Open-domain QA aims to answer questions only using a large-scale unified corpus, where the background documents for each question is not specified in advance. Given a natural language question \(x\), our objective is to build a model \(f(\cdot)\) to predict an answer \(\hat{y}\) using a unified list of background documents \(Z\), where \(\hat{y}=f(x, Z)\). Such a setting is more practical for real-world applications because it mirrors the vast and unstructured nature of real-world knowledge.

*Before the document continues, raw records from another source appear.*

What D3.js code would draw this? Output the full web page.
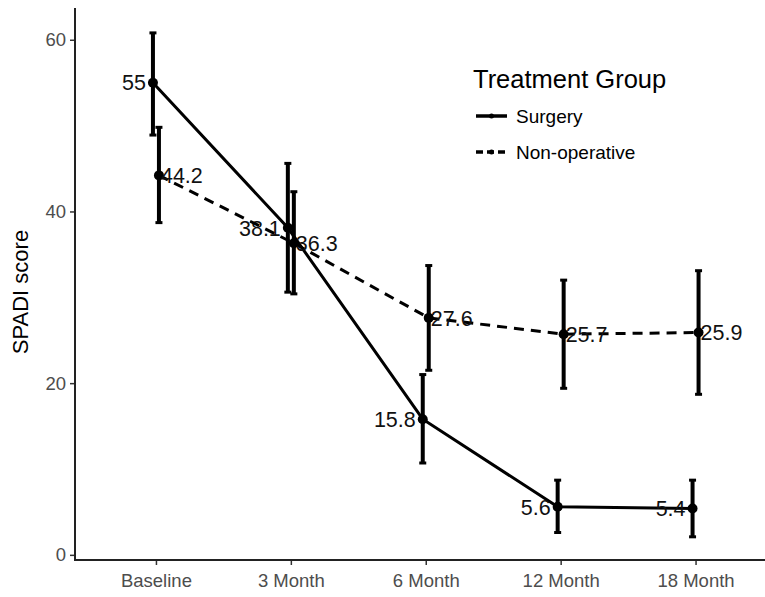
<!DOCTYPE html>
<meta charset="utf-8">
<script src="https://d3js.org/d3.v7.min.js"></script>
<style>
  body { margin: 0; background: #fff; }
  text { font-family: "Liberation Sans", Arial, sans-serif; }
</style>
<div id="chart"></div>
<script>
// data
var timepoints = ["Baseline", "3 Month", "6 Month", "12 Month", "18 Month"];
var surgeryMean = [55, 38.1, 15.8, 5.6, 5.4];
var surgeryLow  = [48.9, 30.6, 10.7, 2.6, 2.1];
var surgeryHigh = [60.8, 45.6, 21.0, 8.7, 8.7];
var nonopMean = [44.2, 36.3, 27.6, 25.7, 25.9];
var nonopLow  = [38.7, 30.4, 21.5, 19.4, 18.7];
var nonopHigh = [49.8, 42.3, 33.7, 32.0, 33.1];
var yTicks = [0, 20, 40, 60];
var groups = ["Surgery", "Non-operative"];

var W = 765, H = 597;
var svg = d3.select("#chart").append("svg")
  .attr("width", W).attr("height", H);

var pLeft = 75, pTop = 8, pBottom = 560, pRight = 776.5;

var x = d3.scalePoint()
  .domain(timepoints)
  .range([pLeft, pRight])
  .padding(0.6);

var y = d3.scaleLinear()
  .domain([-0.6, 63.7])
  .range([pBottom, pTop]);

var dodge = 3;

var series = [
  {name: groups[0], mean: surgeryMean, lo: surgeryLow, hi: surgeryHigh, off: -dodge, dash: null, side: "end"},
  {name: groups[1], mean: nonopMean, lo: nonopLow, hi: nonopHigh, off: dodge, dash: "10,7", side: "start"}
];

// axes
var yAxis = svg.append("g")
  .attr("transform", "translate(" + pLeft + ",0)")
  .call(d3.axisLeft(y).tickValues(yTicks).tickSize(5).tickPadding(4));
var xAxis = svg.append("g")
  .attr("transform", "translate(0," + pBottom + ")")
  .call(d3.axisBottom(x).tickSize(5).tickPadding(6));

[yAxis, xAxis].forEach(function(a) {
  a.select(".domain").remove();
  a.selectAll(".tick line").attr("stroke", "#333").attr("stroke-width", 1.5);
  a.selectAll(".tick text").attr("fill", "#4d4d4d").style("font-size", "18.5px")
    .style("font-family", "'Liberation Sans', Arial, sans-serif");
});
xAxis.selectAll(".tick text").attr("dy", "0.85em");

svg.append("line").attr("x1", pLeft).attr("x2", pLeft).attr("y1", pTop).attr("y2", pBottom + 1)
  .attr("stroke", "#222").attr("stroke-width", 2);
svg.append("line").attr("x1", pLeft - 1).attr("x2", W).attr("y1", pBottom).attr("y2", pBottom)
  .attr("stroke", "#222").attr("stroke-width", 2);

// y axis title
svg.append("text")
  .attr("transform", "translate(28," + ((pTop + pBottom) / 2 + 8) + ") rotate(-90)")
  .style("text-anchor", "middle")
  .style("font-size", "22px")
  .text("SPADI score");

// lines, error bars, points, labels
series.forEach(function(s) {
  var pts = timepoints.map(function(t, i) {
    return {t: t, m: s.mean[i], lo: s.lo[i], hi: s.hi[i], px: x(t) + s.off};
  });

  svg.append("path")
    .datum(pts)
    .attr("fill", "none")
    .attr("stroke", "#000")
    .attr("stroke-width", 3)
    .attr("stroke-dasharray", s.dash)
    .attr("d", d3.line().x(function(d) { return d.px; }).y(function(d) { return y(d.m); }));

  var g = svg.append("g");
  g.selectAll(".bar").data(pts).enter().append("line")
    .attr("x1", function(d) { return d.px; }).attr("x2", function(d) { return d.px; })
    .attr("y1", function(d) { return y(d.lo); }).attr("y2", function(d) { return y(d.hi); })
    .attr("stroke", "#000").attr("stroke-width", 4);
  ["lo", "hi"].forEach(function(k) {
    g.selectAll(".cap" + k).data(pts).enter().append("line")
      .attr("x1", function(d) { return d.px - 3.5; }).attr("x2", function(d) { return d.px + 3.5; })
      .attr("y1", function(d) { return y(d[k]); }).attr("y2", function(d) { return y(d[k]); })
      .attr("stroke", "#000").attr("stroke-width", 3);
  });
  g.selectAll("circle").data(pts).enter().append("circle")
    .attr("cx", function(d) { return d.px; })
    .attr("cy", function(d) { return y(d.m); })
    .attr("r", 5).attr("fill", "#000");

  g.selectAll(".lab").data(pts).enter().append("text")
    .attr("x", function(d) { return s.side === "end" ? d.px - 7 : d.px + 2; })
    .attr("y", function(d) { return y(d.m); })
    .attr("dy", "0.36em")
    .style("text-anchor", s.side)
    .style("font-size", "21.5px")
    .attr("fill", "#111")
    .text(function(d) { return d.m; });
});

// legend
var leg = svg.append("g");
leg.append("text").attr("x", 473).attr("y", 88)
  .style("font-size", "25.5px").text("Treatment Group");
series.forEach(function(s, i) {
  var ky = 116 + i * 36;
  leg.append("line").attr("x1", 476).attr("x2", 507).attr("y1", ky).attr("y2", ky)
    .attr("stroke", "#000").attr("stroke-width", 3.5)
    .attr("stroke-dasharray", s.dash ? "7,4" : null);
  leg.append("circle").attr("cx", 491.5).attr("cy", ky).attr("r", 2.5).attr("fill", "#000");
  leg.append("text").attr("x", 516).attr("y", ky).attr("dy", "0.36em")
    .style("font-size", "19px").text(s.name);
});
</script>
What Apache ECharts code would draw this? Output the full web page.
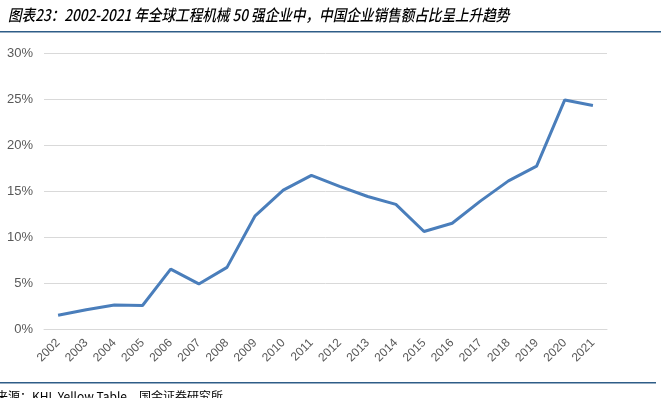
<!DOCTYPE html>
<html>
<head>
<meta charset="utf-8">
<script src="https://cdn.jsdelivr.net/npm/echarts@6/dist/echarts.min.js"></script>
<style>
html,body{margin:0;padding:0;background:#fff;}
#main{width:661px;height:398px;}
</style>
</head>
<body>
<div id="main"></div>
<script>
// 年份
var years = ['2002','2003','2004','2005','2006','2007','2008','2009','2010','2011',
             '2012','2013','2014','2015','2016','2017','2018','2019','2020','2021'];
// 中国企业销售额占比（%）
var shareCN = [1.5, 2.1, 2.6, 2.55, 6.5, 4.9, 6.7, 12.3, 15.1, 16.7,
               15.5, 14.4, 13.55, 10.6, 11.5, 13.9, 16.1, 17.7, 24.9, 24.3];
// y轴刻度
var yMin = 0, yMax = 30, yStep = 5;

var myChart = echarts.init(document.getElementById('main'));

var option = {
    animation: false,
    backgroundColor: '#fff',
    grid: {
        left: 44,
        right: 54,
        top: 53,
        bottom: 69
    },
    xAxis: {
        type: 'category',
        data: years,
        boundaryGap: true,
        axisLine: { show: true, lineStyle: { color: '#d9d9d9', width: 1 } },
        axisTick: { show: false },
        axisLabel: {
            rotate: 45,
            color: '#595959',
            fontSize: 12,
            fontFamily: 'Liberation Sans, Arial',
            margin: 12,
            interval: 0
        }
    },
    yAxis: {
        type: 'value',
        min: yMin,
        max: yMax,
        interval: yStep,
        axisLine: { show: false },
        axisTick: { show: false },
        splitLine: { lineStyle: { color: '#d9d9d9', width: 1 } },
        axisLabel: {
            formatter: '{value}%',
            color: '#595959',
            fontSize: 13,
            fontFamily: 'Liberation Sans, Arial',
            margin: 11
        }
    },
    series: [{
        type: 'line',
        data: shareCN,
        symbol: 'none',
        lineStyle: { color: '#4a7ebb', width: 3 }
    }],
    graphic: [
        {
            type: 'text',
            x: 8,
            y: 7,
            scaleX: 0.85,
            style: {
                text: '图表23：2002-2021 年全球工程机械 50 强企业中，中国企业销售额占比呈上升趋势',
                font: 'italic 500 16px "Noto Sans CJK SC", sans-serif',
                fill: '#000'
            }
        },
        {
            type: 'rect',
            shape: { x: 0, y: 31, width: 661, height: 1.5 },
            style: { fill: '#2e5d87' }
        },
        {
            type: 'rect',
            shape: { x: 0, y: 382, width: 656, height: 1.5 },
            style: { fill: '#2e5d87' }
        },
        {
            type: 'text',
            x: -4,
            y: 390,
            style: {
                text: '来源：KHL Yellow Table，国金证券研究所',
                font: '12px "Noto Sans CJK SC", sans-serif',
                fill: '#000'
            }
        }
    ]
};

myChart.setOption(option);
</script>
</body>
</html>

Since the external corpus collectively stores all essential information for answering the questions, the typical strategy to tackle the OpenQA problem is to implement a retrieval-augmented approach with a two-stage framework: 1) a retriever to select a small subset of documents that are most relevant to the current question, and 2) a reader to seek for useful information from the retrieved documents and generate the answer. Specifically, the probability of a predicted answer \(\hat{y}\) is decomposed by \[p\left(\hat{y}\mid x, Z\right)=\sum_{\mathcal{C}\subset Z}p\left(\mathcal{C}\mid x;\theta\right)\cdot p\left(\hat{y}\mid \mathcal{C}, x;\phi\right),\] where \(\mathcal{C}\) denotes the set of retrieved documents, and \(\theta\) and \(\phi\) are the parameters of the retriever and the reader respectively. During training, the retriever (\(\theta\)) and the reader (\(\phi\)) are often jointly optimized to ensure their effective collaboration, where the optimization is typically conducted with iterative training [4] or Expectation-Maximization (EM) based approach to train the model by treating the retrieved documents as hidden variables [5].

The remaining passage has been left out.